Il peut y avoir un discours qu’on pourrait qualifier d’écologique chez certains, mais ce n’est pas la majorité. Beaucoup en font surtout une alternative à la maison individuelle inaccessible. ll s’agit de gens qui ont été socialisés durant l’enfance à ce type de territoire rural et qui y sont attachés. Ces personnes cherchent à se soustraire à ce qu’elles perçoivent comme des nuisances de la vie urbaine. Le fait d’avoir un potager, des fleurs, est très fortement apprécié.

« Depuis les années 90, les mobil-homes ont monté en gamme et sont pensés pour une occupation prolongée », explique Gaspard Lion.
Dakeyran / CC BYSA 4.0 / Wikimedia Commons

Peut-on faire un parallèle entre cette interdiction de vivre en camping à l’année et la législation assez sévère à l’encontre de l’habitat léger, comme les yourtes ou les tiny house ?
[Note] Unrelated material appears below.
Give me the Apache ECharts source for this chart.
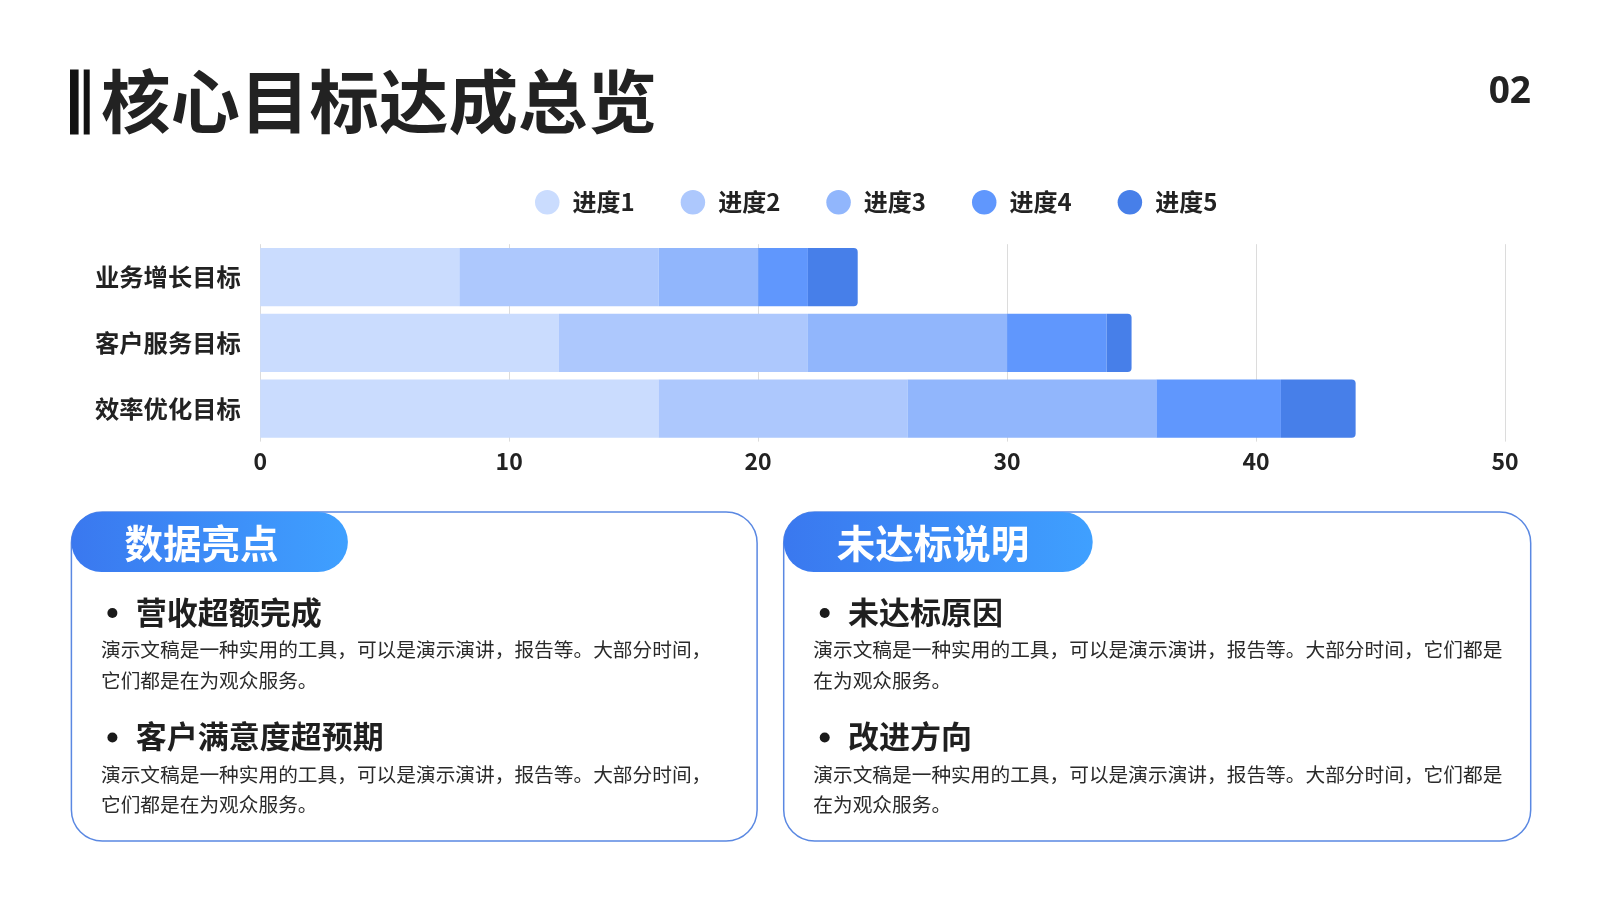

Complètement. Ces habitats dérogent aux formes de logement standardisées et heurtent les représentations sociales et culturelles de ce que devrait être un logement. La législation actuelle pense ces habitations uniquement par défaut, sans se donner la possibilité d’en saisir ses qualités d’un point de vue écologique. Pourtant, ces habitats se développent dans des trajectoires de vie avec une dimension écologique, qui recherchent une alternative au modèle capitaliste.
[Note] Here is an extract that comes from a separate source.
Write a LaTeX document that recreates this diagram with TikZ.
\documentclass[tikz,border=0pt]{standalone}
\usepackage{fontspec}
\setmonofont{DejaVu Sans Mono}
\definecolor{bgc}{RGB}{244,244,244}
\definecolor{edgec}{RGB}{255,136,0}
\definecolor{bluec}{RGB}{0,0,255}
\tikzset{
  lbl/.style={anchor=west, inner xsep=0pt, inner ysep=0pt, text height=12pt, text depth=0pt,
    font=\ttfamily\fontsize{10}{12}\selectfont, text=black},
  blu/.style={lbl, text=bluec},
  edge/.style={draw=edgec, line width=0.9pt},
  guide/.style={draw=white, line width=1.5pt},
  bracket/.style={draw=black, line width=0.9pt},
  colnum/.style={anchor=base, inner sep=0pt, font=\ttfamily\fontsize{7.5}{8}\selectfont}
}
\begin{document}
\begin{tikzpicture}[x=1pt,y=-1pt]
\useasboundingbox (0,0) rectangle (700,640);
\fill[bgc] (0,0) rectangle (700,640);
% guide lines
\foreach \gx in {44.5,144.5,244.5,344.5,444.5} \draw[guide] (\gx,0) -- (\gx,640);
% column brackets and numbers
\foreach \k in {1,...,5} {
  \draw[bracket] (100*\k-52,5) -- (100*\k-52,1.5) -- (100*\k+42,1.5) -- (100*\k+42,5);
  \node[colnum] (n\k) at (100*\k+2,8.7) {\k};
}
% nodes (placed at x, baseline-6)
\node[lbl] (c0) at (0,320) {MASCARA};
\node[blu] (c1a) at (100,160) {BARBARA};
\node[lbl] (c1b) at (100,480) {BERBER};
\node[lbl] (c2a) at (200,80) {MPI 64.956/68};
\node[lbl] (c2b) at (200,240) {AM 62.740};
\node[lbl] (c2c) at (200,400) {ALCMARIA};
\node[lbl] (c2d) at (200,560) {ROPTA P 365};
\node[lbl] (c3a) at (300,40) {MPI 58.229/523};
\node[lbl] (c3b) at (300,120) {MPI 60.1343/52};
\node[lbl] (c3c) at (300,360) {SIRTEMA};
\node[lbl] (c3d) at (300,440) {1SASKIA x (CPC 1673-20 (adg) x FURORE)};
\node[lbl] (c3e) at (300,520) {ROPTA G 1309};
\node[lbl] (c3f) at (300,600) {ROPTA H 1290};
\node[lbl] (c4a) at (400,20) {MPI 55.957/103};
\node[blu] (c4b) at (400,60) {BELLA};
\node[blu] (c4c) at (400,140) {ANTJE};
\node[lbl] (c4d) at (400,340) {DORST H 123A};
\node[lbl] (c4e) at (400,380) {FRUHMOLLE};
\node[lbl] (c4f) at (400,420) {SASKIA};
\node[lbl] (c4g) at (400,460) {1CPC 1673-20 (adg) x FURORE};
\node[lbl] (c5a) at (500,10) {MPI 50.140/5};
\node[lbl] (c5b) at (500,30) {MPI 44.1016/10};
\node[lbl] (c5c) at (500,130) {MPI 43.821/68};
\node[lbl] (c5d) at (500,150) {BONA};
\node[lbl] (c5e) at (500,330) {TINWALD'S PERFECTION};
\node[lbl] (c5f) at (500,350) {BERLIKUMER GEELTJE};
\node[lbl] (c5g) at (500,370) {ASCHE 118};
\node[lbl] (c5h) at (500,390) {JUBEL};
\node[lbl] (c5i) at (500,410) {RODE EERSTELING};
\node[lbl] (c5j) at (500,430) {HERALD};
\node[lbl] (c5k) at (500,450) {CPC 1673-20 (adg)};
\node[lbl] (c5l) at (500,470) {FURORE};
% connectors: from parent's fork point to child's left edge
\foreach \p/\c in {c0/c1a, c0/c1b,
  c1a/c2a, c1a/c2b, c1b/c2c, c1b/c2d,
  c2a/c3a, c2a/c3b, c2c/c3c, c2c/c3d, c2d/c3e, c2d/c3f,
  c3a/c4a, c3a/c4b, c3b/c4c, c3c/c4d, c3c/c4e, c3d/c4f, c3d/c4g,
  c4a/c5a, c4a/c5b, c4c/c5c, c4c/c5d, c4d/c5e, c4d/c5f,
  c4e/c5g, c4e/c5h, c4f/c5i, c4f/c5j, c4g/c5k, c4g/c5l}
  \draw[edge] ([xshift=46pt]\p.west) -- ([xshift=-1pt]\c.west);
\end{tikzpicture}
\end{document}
Toutes ces personnes ont aussi en commun une précarité statutaire et sont privées de certains droits comme les APL, le fonds de solidarité logement pour la rénovation énergétique. Elles ne sont pas propriétaires du foncier et ne sont jamais à l’abri d’une expulsion.

Si l’on veut les protéger, améliorer leur vie et permettre l’expérimentation d’autres manières d’habiter dans les territoires ruraux, il faut revoir la législation et donner à ces personnes les droits dont elles sont privées.


Comment travailler l’imaginaire sur d’autres formes de logement, loin du rêve des pavillons individuels périurbains ?

Toutes ces nouvelles formes d’habitat peuvent s’inscrire dans une perspective respectueuse de l’environnement, notamment grâce à la réversibilité des constructions. Il faut savoir entendre la parole des personnes qui trouvent des formes de satisfaction à vivre dans ces campings et d’autres formes de lieux.

Aujourd’hui, le regard dominant est largement misérabiliste. On saisit ces habitats uniquement de manière négative, en termes de manque, de carence, d’insécurité et de risque, sans reconnaître les qualités et les possibilités qu’ils offrent, ainsi que les styles de vie associés, en termes d’autonomie, d’écologie, de relations sociales et de solidarité.

Il est donc important de rendre visibles les manières de vivre et d’habiter qui s’y déploient, afin de déconstruire un certain nombre d’idées reçues sur ces habitats. Ces préjugés persistent et alimentent la méfiance et l’hostilité, notamment de la part des élus locaux, souvent enclins à prendre des mesures contre le développement de l’habitat léger sur leur territoire, au mépris de la vie des personnes qui les occupent.